[BEGIN LISTED ENTRIES]

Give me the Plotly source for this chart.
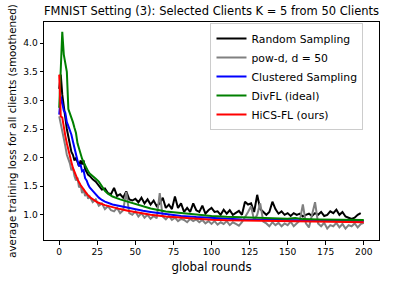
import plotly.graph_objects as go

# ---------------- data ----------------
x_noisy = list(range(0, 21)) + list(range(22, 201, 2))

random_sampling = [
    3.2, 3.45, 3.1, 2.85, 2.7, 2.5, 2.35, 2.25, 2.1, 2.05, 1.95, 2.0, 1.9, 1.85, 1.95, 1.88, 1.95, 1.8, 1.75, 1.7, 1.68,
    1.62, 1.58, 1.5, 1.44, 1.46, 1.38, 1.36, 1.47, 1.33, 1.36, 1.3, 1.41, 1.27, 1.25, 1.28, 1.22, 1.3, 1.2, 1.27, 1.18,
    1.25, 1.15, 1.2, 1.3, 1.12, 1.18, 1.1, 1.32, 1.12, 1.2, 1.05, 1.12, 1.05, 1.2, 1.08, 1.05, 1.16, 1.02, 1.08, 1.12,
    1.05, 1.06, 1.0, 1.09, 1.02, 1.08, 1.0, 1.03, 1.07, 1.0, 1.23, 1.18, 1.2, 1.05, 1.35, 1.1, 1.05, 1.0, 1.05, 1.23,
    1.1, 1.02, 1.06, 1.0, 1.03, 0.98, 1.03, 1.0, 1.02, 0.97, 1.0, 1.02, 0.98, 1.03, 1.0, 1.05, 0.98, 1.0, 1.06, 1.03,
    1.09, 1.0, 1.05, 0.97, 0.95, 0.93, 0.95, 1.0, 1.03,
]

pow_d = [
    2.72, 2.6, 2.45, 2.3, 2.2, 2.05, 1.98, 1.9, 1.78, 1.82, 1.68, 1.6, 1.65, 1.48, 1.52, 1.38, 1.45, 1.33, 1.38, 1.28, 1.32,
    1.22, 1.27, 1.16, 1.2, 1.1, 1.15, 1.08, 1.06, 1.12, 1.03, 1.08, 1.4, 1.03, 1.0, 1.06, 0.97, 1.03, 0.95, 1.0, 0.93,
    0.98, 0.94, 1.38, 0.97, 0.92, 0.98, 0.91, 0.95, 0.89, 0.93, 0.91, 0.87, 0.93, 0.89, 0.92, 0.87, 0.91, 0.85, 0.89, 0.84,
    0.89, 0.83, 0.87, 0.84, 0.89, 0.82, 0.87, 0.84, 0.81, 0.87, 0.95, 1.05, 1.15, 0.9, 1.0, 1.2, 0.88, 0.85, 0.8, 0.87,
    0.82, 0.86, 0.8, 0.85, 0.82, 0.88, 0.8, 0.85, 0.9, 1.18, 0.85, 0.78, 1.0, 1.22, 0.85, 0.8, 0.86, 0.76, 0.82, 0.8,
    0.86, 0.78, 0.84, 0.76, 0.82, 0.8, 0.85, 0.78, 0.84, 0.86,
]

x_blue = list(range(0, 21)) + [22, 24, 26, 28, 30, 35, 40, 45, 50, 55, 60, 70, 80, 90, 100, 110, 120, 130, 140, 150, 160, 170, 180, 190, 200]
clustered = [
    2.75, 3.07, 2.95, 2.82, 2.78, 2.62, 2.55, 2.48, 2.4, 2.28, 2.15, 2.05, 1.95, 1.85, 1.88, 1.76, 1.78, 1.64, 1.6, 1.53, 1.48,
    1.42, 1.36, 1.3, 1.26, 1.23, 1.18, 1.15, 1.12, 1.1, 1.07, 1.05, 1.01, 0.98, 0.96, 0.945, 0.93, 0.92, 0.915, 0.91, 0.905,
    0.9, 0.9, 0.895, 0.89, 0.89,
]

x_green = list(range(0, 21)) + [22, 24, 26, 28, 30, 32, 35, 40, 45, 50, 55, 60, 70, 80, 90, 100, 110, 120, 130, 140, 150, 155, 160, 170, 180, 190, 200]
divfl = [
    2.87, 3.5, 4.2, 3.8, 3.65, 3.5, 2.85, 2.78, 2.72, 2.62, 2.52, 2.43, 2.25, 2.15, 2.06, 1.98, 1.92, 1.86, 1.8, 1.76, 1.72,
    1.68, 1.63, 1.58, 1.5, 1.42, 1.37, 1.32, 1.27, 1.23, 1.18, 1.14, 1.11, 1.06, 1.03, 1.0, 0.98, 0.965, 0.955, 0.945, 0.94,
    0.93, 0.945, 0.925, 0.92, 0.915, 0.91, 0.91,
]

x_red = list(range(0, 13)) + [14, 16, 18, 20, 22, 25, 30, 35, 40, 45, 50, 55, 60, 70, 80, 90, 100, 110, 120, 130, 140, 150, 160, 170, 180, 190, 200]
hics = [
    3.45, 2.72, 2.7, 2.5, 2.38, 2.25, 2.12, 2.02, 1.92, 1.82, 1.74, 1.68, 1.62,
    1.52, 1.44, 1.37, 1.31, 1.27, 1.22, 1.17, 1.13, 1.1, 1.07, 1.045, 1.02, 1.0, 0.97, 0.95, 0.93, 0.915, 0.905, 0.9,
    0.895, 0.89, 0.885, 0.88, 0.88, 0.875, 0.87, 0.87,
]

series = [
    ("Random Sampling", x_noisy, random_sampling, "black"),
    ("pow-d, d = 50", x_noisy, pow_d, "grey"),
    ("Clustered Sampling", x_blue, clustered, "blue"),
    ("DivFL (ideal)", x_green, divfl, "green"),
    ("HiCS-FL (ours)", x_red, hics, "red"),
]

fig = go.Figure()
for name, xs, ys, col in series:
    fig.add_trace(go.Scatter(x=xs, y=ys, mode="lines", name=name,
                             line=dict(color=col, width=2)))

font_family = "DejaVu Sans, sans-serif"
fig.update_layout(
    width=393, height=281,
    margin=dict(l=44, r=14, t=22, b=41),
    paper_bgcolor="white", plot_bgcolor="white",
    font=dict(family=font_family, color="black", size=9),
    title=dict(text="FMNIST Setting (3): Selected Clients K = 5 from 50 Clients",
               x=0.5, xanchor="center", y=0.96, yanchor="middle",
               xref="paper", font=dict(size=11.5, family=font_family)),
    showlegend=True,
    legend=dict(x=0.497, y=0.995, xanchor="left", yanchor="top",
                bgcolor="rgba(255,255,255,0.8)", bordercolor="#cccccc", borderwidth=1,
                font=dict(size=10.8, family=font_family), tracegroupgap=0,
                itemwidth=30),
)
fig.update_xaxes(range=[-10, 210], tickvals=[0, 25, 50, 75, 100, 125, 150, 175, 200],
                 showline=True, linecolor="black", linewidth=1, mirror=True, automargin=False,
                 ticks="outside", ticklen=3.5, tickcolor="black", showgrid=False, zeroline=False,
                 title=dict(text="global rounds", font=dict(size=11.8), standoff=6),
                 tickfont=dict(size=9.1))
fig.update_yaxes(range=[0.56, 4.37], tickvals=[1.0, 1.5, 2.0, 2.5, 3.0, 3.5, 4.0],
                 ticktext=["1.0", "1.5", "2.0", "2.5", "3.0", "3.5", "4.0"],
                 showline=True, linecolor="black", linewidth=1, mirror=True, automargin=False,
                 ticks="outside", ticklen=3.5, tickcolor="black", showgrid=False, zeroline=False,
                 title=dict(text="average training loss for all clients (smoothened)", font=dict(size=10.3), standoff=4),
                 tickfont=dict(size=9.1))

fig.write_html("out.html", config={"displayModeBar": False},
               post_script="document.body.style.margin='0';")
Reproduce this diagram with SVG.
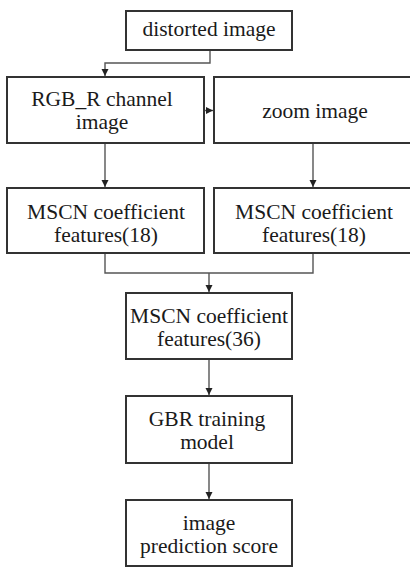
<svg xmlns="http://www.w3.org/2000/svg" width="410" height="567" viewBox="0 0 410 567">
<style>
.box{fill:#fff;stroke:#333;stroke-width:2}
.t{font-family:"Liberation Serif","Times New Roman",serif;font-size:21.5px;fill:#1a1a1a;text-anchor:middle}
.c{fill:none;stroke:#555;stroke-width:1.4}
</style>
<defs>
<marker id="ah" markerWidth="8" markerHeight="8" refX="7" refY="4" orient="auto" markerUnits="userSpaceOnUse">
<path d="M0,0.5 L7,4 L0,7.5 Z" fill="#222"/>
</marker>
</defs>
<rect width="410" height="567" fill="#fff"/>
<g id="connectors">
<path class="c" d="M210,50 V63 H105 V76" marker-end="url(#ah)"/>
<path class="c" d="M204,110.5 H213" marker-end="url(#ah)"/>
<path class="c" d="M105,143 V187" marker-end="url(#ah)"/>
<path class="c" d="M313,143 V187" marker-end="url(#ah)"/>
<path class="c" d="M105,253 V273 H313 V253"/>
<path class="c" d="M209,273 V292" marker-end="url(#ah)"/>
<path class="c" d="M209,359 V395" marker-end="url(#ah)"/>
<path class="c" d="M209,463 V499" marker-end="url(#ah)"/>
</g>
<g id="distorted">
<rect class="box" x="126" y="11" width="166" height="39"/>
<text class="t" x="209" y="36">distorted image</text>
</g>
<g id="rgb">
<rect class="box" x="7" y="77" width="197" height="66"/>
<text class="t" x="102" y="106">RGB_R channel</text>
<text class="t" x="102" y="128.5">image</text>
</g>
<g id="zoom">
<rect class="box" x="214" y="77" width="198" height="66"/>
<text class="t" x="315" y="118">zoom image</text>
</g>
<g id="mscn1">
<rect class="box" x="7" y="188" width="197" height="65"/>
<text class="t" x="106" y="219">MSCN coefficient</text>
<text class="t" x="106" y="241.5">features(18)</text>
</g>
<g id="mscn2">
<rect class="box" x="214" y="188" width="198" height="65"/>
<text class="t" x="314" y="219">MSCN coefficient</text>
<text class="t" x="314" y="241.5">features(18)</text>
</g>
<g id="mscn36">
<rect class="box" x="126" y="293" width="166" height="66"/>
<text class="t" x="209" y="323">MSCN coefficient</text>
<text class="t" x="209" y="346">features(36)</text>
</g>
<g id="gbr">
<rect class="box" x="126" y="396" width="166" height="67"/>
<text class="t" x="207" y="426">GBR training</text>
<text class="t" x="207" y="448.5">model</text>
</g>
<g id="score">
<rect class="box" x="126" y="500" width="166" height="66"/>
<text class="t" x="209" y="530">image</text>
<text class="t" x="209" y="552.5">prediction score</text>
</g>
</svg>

[END LISTED ENTRIES]

_OBJECTIVE_: Up to and including the line with "x_noisy = list(range(0, 21))", copy the data above from its first line. Skip pictures.

_EXERCISE RESULT_:
Give me the Plotly source for this chart.
import plotly.graph_objects as go

# ---------------- data ----------------
x_noisy = list(range(0, 21)) + list(range(22, 201, 2))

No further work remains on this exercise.